If you know what to look for, according to the International Federation of Produce Standards, you can tell if an item is organic. The numbers are price look-up (PLU) codes. A “9” in front of a four-digit number means organically grown. So the code for an ordinary banana is 4011, but if it’s 94011 that’s how the global system labels an organic banana.
Where am I going with this? Now that I’m looking closely at those bothersome stickers, I may start saving them.
I once had a co-worker who stuck peeled-off stickers from lunchtime bananas onto the back of her desk chair. It made for quirky decor, but there’s a better motive for saving produce stickers.
Cedar Grove Composting, in cooperation with Waste Management and Everett’s Rubatino Refuse Removal, has an incentive program for sticker savers. The Seattle-based compost business has been criticized for raising a stink at its facility on Everett’s Smith Island. But this creative offer is likely to please garbage customers.
Cards have been sent out with some Waste Management and Rubatino bills. Fill a card with produce stickers, and a customer may turn it in to Cedar Grove for a free bag of the company’s compost, which is made from yard waste and food scraps.
The goal is to get people to peel off the stickers, most of which are plastic, before putting an orange or banana peel into a food-scrap recycling container. Otherwise, stickers will turn up in Cedar Grove compost and eventually in gardens.
Karen Dawson, Cedar Grove’s director of community relations, said the program began in 2014 as the Waste Management-Cedar Grove Produce Sticker Trading Card promotion.
A notice on the city of Federal Way’s website said the program had been so popular that availability of the cards is limited.
“We’re working with Rubatino, and a similar program is happening with them,” Dawson said Friday.
Cards are being mailed to 10,000 customers of the Everett garbage business, she said.

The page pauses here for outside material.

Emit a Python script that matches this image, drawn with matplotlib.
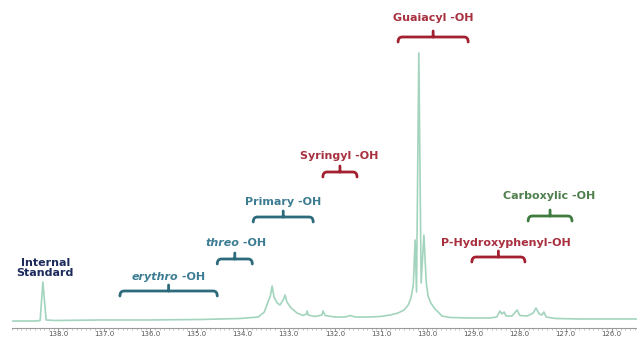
import numpy as np
import matplotlib
matplotlib.use('Agg')
import matplotlib.pyplot as plt
from matplotlib.path import Path
from matplotlib.patches import PathPatch

# traced 31P spectrum (chemical shift in ppm, intensity in arbitrary units)
shift_ppm = [139.00, 138.50, 138.39, 138.33, 138.26, 138.07, 137.09, 136.01, 134.92, 134.06,
             133.66, 133.53, 133.45, 133.40, 133.36, 133.32, 133.25, 133.19, 133.12, 133.08,
             133.04, 132.95, 132.82, 132.69, 132.62, 132.60, 132.58, 132.43, 132.28, 132.26,
             132.21, 132.00, 131.78, 131.67, 131.56, 131.24, 131.02, 130.80, 130.63, 130.50,
             130.41, 130.35, 130.30, 130.26, 130.23, 130.18, 130.13, 130.07, 130.02, 129.98,
             129.92, 129.83, 129.76, 129.68, 129.50, 129.07, 128.64, 128.49, 128.42, 128.38,
             128.33, 128.29, 128.16, 128.05, 127.99, 127.83, 127.70, 127.64, 127.57, 127.51,
             127.47, 127.42, 127.22, 126.68, 126.03, 125.45]
intensity = [1.0, 1.0, 1.5, 40.0, 2.0, 1.5, 2.0, 2.0, 2.5, 3.5,
             5.0, 10.0, 20.0, 26.0, 36.0, 25.0, 19.0, 17.0, 22.0, 27.0,
             20.0, 14.0, 9.0, 6.5, 8.0, 11.0, 7.0, 5.5, 7.0, 11.0,
             6.5, 5.0, 5.0, 6.5, 5.0, 5.0, 5.5, 7.0, 9.0, 12.0,
             17.0, 24.0, 37.0, 82.0, 30.0, 269.0, 39.0, 87.0, 40.0, 26.0,
             19.0, 13.0, 10.0, 6.0, 4.5, 4.0, 4.0, 5.0, 11.0, 8.0,
             10.0, 6.0, 6.0, 12.0, 6.5, 6.0, 9.0, 14.0, 8.0, 7.0,
             10.0, 5.0, 3.5, 3.0, 3.0, 3.0]

# integration regions (start ppm, end ppm)
region_names = ['erythro', 'threo', 'Primary', 'Syringyl', 'Guaiacyl', 'P-Hydroxyphenyl', 'Carboxylic']
region_start = [136.66, 134.55, 133.77, 132.26, 130.63, 129.03, 127.81]
region_end = [134.55, 133.79, 132.47, 131.52, 129.11, 127.88, 126.86]

tick_ppm = [138.0, 137.0, 136.0, 135.0, 134.0, 133.0, 132.0, 131.0, 130.0, 129.0, 128.0, 127.0, 126.0]

BLUE = '#3d7d93'
BLUE_BR = '#2c6a7c'
RED = '#a8303f'
RED_BR = '#a2202f'
GREEN = '#4f7f4c'
GREEN_BR = '#3f7a3e'
NAVY = '#1c2b5c'

fig = plt.figure(figsize=(6.37, 3.40), dpi=100)
ax = fig.add_axes([12 / 637, 12 / 340, 625 / 637, 328 / 340])
ax.plot(shift_ppm, intensity, color='#a3d4bd', lw=1.2)
ax.set_xlim(139.0, 125.45)
ax.set_ylim(-6, 322)

for s in ['top', 'right', 'left']:
    ax.spines[s].set_visible(False)
ax.spines['bottom'].set_color('#9a9a9a')
ax.spines['bottom'].set_linestyle((0, (1, 1)))
ax.set_yticks([])
ax.set_xticks(tick_ppm)
ax.set_xticklabels([f'{t:.1f}' for t in tick_ppm])
ax.set_xticks(np.arange(125.5, 139.01, 0.1), minor=True)
ax.tick_params(axis='x', which='major', length=2, width=0.6, color='#888888',
               labelsize=5, labelcolor='#555555', pad=0.5)
ax.tick_params(axis='x', which='minor', length=1.5, width=0.5, color='#aaaaaa')


def bracket(x0, x1, y0, color):
    dx = 0.09
    drop = 5
    xm = (x0 + x1) / 2
    verts = [(x0, y0 - drop), (x0, y0), (x0 - dx, y0),
             (x1 + dx, y0), (x1, y0), (x1, y0 - drop),
             (xm, y0), (xm, y0 + 6)]
    codes = [Path.MOVETO, Path.CURVE3, Path.CURVE3,
             Path.LINETO, Path.CURVE3, Path.CURVE3,
             Path.MOVETO, Path.LINETO]
    ax.add_patch(PathPatch(Path(verts, codes), fill=False, edgecolor=color,
                           lw=2.0, capstyle='round', joinstyle='round'))


bracket_y = [31, 63, 105, 150, 285, 65, 106]
bracket_col = [BLUE_BR, BLUE_BR, BLUE_BR, RED_BR, RED_BR, RED_BR, GREEN_BR]
for i in range(len(region_names)):
    bracket(region_start[i], region_end[i], bracket_y[i], bracket_col[i])

tkw = dict(fontsize=8, fontweight='bold', va='center')
ax.text(138.28, 54.5, 'Internal\nStandard', color=NAVY, ha='center', linespacing=1.0, **tkw)
ax.text(135.40, 45, 'erythro', color=BLUE, ha='right', style='italic', **tkw)
ax.text(135.40, 45, ' -OH', color=BLUE, ha='left', **tkw)
ax.text(134.08, 79, 'threo', color=BLUE, ha='right', style='italic', **tkw)
ax.text(134.08, 79, ' -OH', color=BLUE, ha='left', **tkw)
ax.text(133.12, 120, 'Primary -OH', color=BLUE, ha='center', **tkw)
ax.text(131.91, 166, 'Syringyl -OH', color=RED, ha='center', **tkw)
ax.text(129.87, 304, 'Guaiacyl -OH', color=RED, ha='center', **tkw)
ax.text(128.29, 79, 'P-Hydroxyphenyl-OH', color=RED, ha='center', **tkw)
ax.text(127.35, 126, 'Carboxylic -OH', color=GREEN, ha='center', **tkw)

fig.savefig('out.png', dpi=100)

Once filled, a card may be turned in for compost at the Smith Island site — “one free bag per person,” Dawson said.
A story about the sticker swap, with an Everett dateline, was published March 3 in The New York Times. Dawson said that Times writer Kim Severson was visiting Cedar Grove’s Everett site as part of a larger article.
At the end of the interview, Dawson said, “this lady came and turned in her card.”
The woman was Juanita Chase, of Lynnwood, who could not be reached for this column.
Chase told the Times that the card deal made her more careful about removing stickers before recycling food waste.
“Within a day of The New York Times story, our call center had 50 calls from people wanting the cards,” said Dawson. “At my last count, we had given away at least 1,000 bags of compost, the giant bags.”
For such tiny scraps, stickers create a big problem. They are too small to be screened out by Cedar Grove’s composting process.
“We don’t want to see anything that’s not green waste or food scraps,” Dawson said. “With recycling, whatever is being recycled is a commodity. You want to be able to sell it. With contaminants, that becomes more difficult.”
Dawson is amused that the sticker cards, intended in part as an educational tool for kids, have attracted so much attention, even from The New York Times.
“I think the program was targeted at children, but there’s a lot of interest with adults,” she said. “Clearly, it turned into something everyone can relate to.”